The essential online digital collections for Spanish and Latin American history in Spain are the Ministerio de Educación, Cultura y Deporte (MECD)’s Portal de Archivos Españoles (PARES), the Biblioteca Nacional de España’s Biblioteca Digital Hispánica, and the Biblioteca de la Real Academia de la Historia’s finding aids. Collectively, these three collections as well as a few additional national, provincial, and municipal archives, offer a meaningful access point to the growing body of digital records pertaining to Spanish and Latin American history. While digitized images of all manuscripts, maps, drawings, and art are not fully accessible through these online portals, their finding aids and catalogues are quite robust and provide sufficient guidance to researchers so that they can either electronically request copies or prepare for an efficient, on-site review of documents. Access to these resources on Spanish and Latin American history have largely been funded directly by the collective efforts of Spanish governmental entities and private foundational efforts sponsored by the Spanish telecommunications and banking sectors.

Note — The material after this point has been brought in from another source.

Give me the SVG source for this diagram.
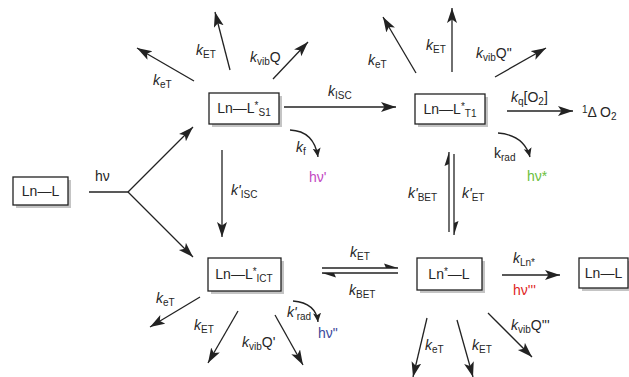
<svg xmlns="http://www.w3.org/2000/svg" width="629" height="377" viewBox="0 0 629 377">
<style>
text{font-family:"Liberation Sans",Arial,sans-serif;font-size:14px;fill:#262626}
.k{font-style:italic}
.s{font-size:10px}
.box{fill:#fff;stroke:#222;stroke-width:1.3}
.sh{fill:#c4c4c4}
.c{stroke:#222;stroke-width:1.3;fill:none}
.a{marker-end:url(#ah)}
.h{marker-end:url(#hp)}
.cv{marker-end:url(#sm)}
.bt{text-anchor:middle}
</style>
<defs>
<marker id="ah" markerUnits="userSpaceOnUse" markerWidth="17" markerHeight="12" refX="15" refY="5" orient="auto">
<path d="M0,0 L15,5 L0,10 L3.5,5 z" fill="#222"/>
</marker>
<marker id="hp" markerUnits="userSpaceOnUse" markerWidth="16" markerHeight="10" refX="14" refY="5" orient="auto">
<path d="M0,0.5 L14,5 L2,5 z" fill="#222"/>
</marker>
<marker id="sm" markerUnits="userSpaceOnUse" markerWidth="11" markerHeight="9" refX="9" refY="4" orient="auto">
<path d="M0,0 L9,4 L0,8 L2,4 z" fill="#222"/>
</marker>
</defs>

<g id="connectors">
<line class="c" x1="89" y1="192" x2="128" y2="192"/>
<line class="c a" x1="128" y1="192" x2="193" y2="127"/>
<line class="c a" x1="128" y1="192" x2="193" y2="257"/>
<line class="c a" x1="194" y1="81" x2="137" y2="48"/>
<line class="c a" x1="230" y1="70" x2="215" y2="12"/>
<line class="c a" x1="273" y1="79" x2="308" y2="42"/>
<line class="c a" x1="284" y1="107" x2="396" y2="107"/>
<path class="c cv" d="M290,130 Q314,131 318,157"/>
<line class="c a" x1="222" y1="150" x2="222" y2="237"/>
<line class="c a" x1="416" y1="73" x2="383" y2="17"/>
<line class="c a" x1="452" y1="72" x2="452" y2="8"/>
<line class="c a" x1="495" y1="77" x2="546" y2="48"/>
<line class="c a" x1="507" y1="111" x2="573" y2="111"/>
<path class="c cv" d="M498,133 Q524,135 530,157"/>
<line class="c h" x1="449" y1="232" x2="449" y2="152"/>
<line class="c h" x1="454" y1="154" x2="454" y2="235"/>
<line class="c a" x1="200" y1="297" x2="150" y2="327"/>
<line class="c a" x1="238" y1="311" x2="208" y2="363"/>
<line class="c a" x1="275" y1="315" x2="303" y2="365"/>
<path class="c cv" d="M293,301 Q316,303 318,322"/>
<line class="c h" x1="322" y1="268" x2="398" y2="268"/>
<line class="c h" x1="398" y1="273" x2="322" y2="273"/>
<line class="c a" x1="502" y1="275" x2="560" y2="275"/>
<line class="c a" x1="427" y1="318" x2="413" y2="377"/>
<line class="c a" x1="457" y1="320" x2="473" y2="377"/>
<line class="c a" x1="488" y1="313" x2="532" y2="357"/>
</g>

<g id="labels">
<text x="95" y="181">hν</text>
<text x="153" y="85"><tspan class="k">k</tspan><tspan class="s" dy="3">eT</tspan></text>
<text x="196" y="55"><tspan class="k">k</tspan><tspan class="s" dy="3">ET</tspan></text>
<text x="250" y="62"><tspan class="k">k</tspan><tspan class="s" dy="3">vib</tspan><tspan dy="-3">Q</tspan></text>
<text x="328" y="96"><tspan class="k">k</tspan><tspan class="s" dy="3">ISC</tspan></text>
<text x="296" y="152"><tspan class="k">k</tspan><tspan class="s" dy="3">f</tspan></text>
<text x="309" y="182" style="fill:#c248c2">hν'</text>
<text x="368" y="65"><tspan class="k">k</tspan><tspan class="s" dy="3">eT</tspan></text>
<text x="426" y="50"><tspan class="k">k</tspan><tspan class="s" dy="3">ET</tspan></text>
<text x="476" y="58"><tspan class="k">k</tspan><tspan class="s" dy="3">vib</tspan><tspan dy="-3">Q"</tspan></text>
<text x="511" y="102"><tspan class="k">k</tspan><tspan class="s" dy="3">q</tspan><tspan dy="-3">[O</tspan><tspan class="s" dy="3">2</tspan><tspan dy="-3">]</tspan></text>
<text x="582" y="117"><tspan class="s" dy="-4">1</tspan><tspan dy="4">Δ O</tspan><tspan class="s" dy="3">2</tspan></text>
<text x="494" y="158">k<tspan class="s" dy="3">rad</tspan></text>
<text x="527" y="181" style="fill:#6cc040">hν*</text>
<text x="231" y="195"><tspan class="k">k'</tspan><tspan class="s" dy="3">ISC</tspan></text>
<text x="156" y="303"><tspan class="k">k</tspan><tspan class="s" dy="3">eT</tspan></text>
<text x="194" y="330"><tspan class="k">k</tspan><tspan class="s" dy="3">ET</tspan></text>
<text x="242" y="347"><tspan class="k">k</tspan><tspan class="s" dy="3">vib</tspan><tspan dy="-3">Q'</tspan></text>
<text x="287" y="317"><tspan class="k">k'</tspan><tspan class="s" dy="3">rad</tspan></text>
<text x="318" y="338" style="fill:#3c4a9c">hν"</text>
<text x="350" y="257"><tspan class="k">k</tspan><tspan class="s" dy="3">ET</tspan></text>
<text x="349" y="295"><tspan class="k">k</tspan><tspan class="s" dy="3">BET</tspan></text>
<text x="408" y="198"><tspan class="k">k'</tspan><tspan class="s" dy="3">BET</tspan></text>
<text x="462" y="198"><tspan class="k">k'</tspan><tspan class="s" dy="3">ET</tspan></text>
<text x="513" y="263"><tspan class="k">k</tspan><tspan class="s" dy="3">Ln*</tspan></text>
<text x="513" y="295" style="fill:#e02424">hν'''</text>
<text x="425" y="350"><tspan class="k">k</tspan><tspan class="s" dy="3">eT</tspan></text>
<text x="472" y="350"><tspan class="k">k</tspan><tspan class="s" dy="3">ET</tspan></text>
<text x="511" y="330"><tspan class="k">k</tspan><tspan class="s" dy="3">vib</tspan><tspan dy="-3">Q'''</tspan></text>
</g>

<g id="n-LnL">
<rect class="sh" x="16" y="180" width="55" height="28"/>
<rect class="box" x="13" y="177" width="55" height="28"/>
<text class="bt" x="40.5" y="196">Ln—L</text>
</g>
<g id="n-S1">
<rect class="sh" x="212" y="96" width="70" height="31"/>
<rect class="box" x="209" y="93" width="70" height="31"/>
<text class="bt" x="244" y="113">Ln—L<tspan class="s" dy="-4">*</tspan><tspan class="s" dy="7">S1</tspan></text>
</g>
<g id="n-T1">
<rect class="sh" x="418" y="97" width="70" height="30"/>
<rect class="box" x="415" y="94" width="70" height="30"/>
<text class="bt" x="450" y="114">Ln—L<tspan class="s" dy="-4">*</tspan><tspan class="s" dy="7">T1</tspan></text>
</g>
<g id="n-ICT">
<rect class="sh" x="211" y="261" width="73" height="33"/>
<rect class="box" x="208" y="258" width="73" height="33"/>
<text class="bt" x="244" y="279">Ln—L<tspan class="s" dy="-4">*</tspan><tspan class="s" dy="7">ICT</tspan></text>
</g>
<g id="n-LnStar">
<rect class="sh" x="420" y="261" width="65" height="32"/>
<rect class="box" x="417" y="258" width="65" height="32"/>
<text class="bt" x="449" y="279">Ln<tspan class="s" dy="-4">*</tspan><tspan dy="4">—L</tspan></text>
</g>
<g id="n-LnL2">
<rect class="sh" x="582" y="261" width="49" height="30"/>
<rect class="box" x="579" y="258" width="49" height="30"/>
<text class="bt" x="603.5" y="278">Ln—L</text>
</g>
</svg>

Equally important to locating these digital collections is the researcher’s use of specialized search techniques for each of these online sources. As one might imagine, simple and advanced search tools offered via PARES will not generate accurate or complete listings of available electronic documents. Rather, it is critical that researchers understand how archives such as the Archivo General de Indias have arranged their collections so that they can modify their search techniques to locate more resources.

Additionally, scholars should be aware of newly emergent digital collections that are brought to light via collaborative initiatives, such as the Revealing Cooperation and Conflict Project (RCCP), which involves international scholars and Spanish institutions. For example, the Ayuntamiento de Plasencia, Diócesis de Plasencia, Centro Sefarad Israel (Madrid), MECD, and ten universities are collaborating to generate transcriptions of cathedral and municipal records from the fifteenth though seventeenth centuries for communities such as Plasencia, Spain. This city as well as the province of the Extremadura is particularly important to Iberian history as key royal bureaucratic and church leaders who shaped American policy hailed from the region. Similarly, large numbers of Spanish American conquistador, explorer, and settler families hailed from this region and created a two-way trans-Atlantic bridge of peoples and documents during the colonial era.